Abstract

From molecular mechanisms to global networks, variable brain fluctuations are the hallmark of neurodegeneration. RSNs can be understood as dynamical systems presenting time-dependent functional connectivity (FC) variations that influence brain function during health and disease (Breakspear, 2017; Sporns, 2014; Hutchison et al., 2013). Despite this highly variable environment, most RSN research on dementia only employs static FC (SFC) measures (i.e., averages of FC across the whole MR acquisition time) (Sporns, 2014). Also, the field has broadly favored linear correlation measures (e.g., Pearson's R), which are blind to non-linear connectivity interactions. These limitations may partly explain why standard SFC analyses have yielded inconsistent sensitivity and specificity indices (Pievani et al., 2014; Sedeño, 2017) in classifying between Alzheimer's disease (AD) and behavioral variant frontotemporal dementia (bvFTD) patient groups (Pievani et al., 2014).
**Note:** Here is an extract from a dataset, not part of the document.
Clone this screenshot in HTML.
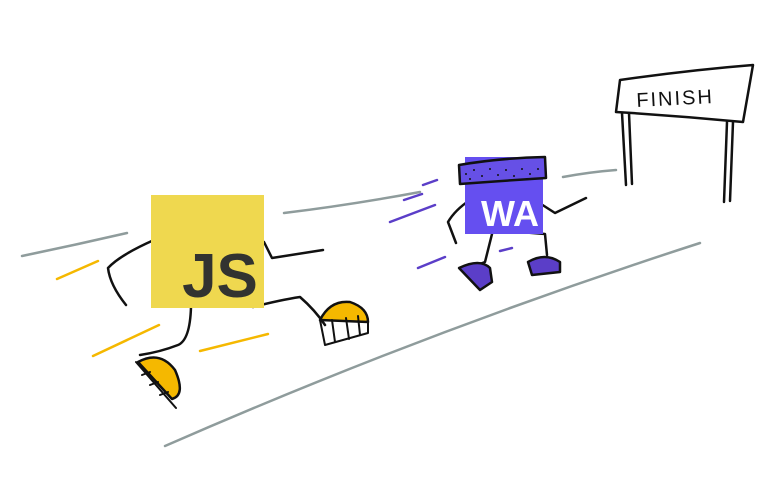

The heterogeneous network fluctuations caused by neurodegeneration might not be captured by SFC and linear correlations, calling for non-linear FC methods and dynamical frameworks that outperform time-averaged connectivity (Liegeois et al., 2019). Here, we developed a Dynamic Connectivity Fluctuation Analysis (DCFA) which targets FC fluctuation across time and captures both linear and non-linear signal modulations (Fig. 1). We tested this framework's accuracy and generalizability to discriminate among healthy controls and two dementia subtypes (AD and bvFTD), based on 300 subjects (from three international dementia centers and online databases).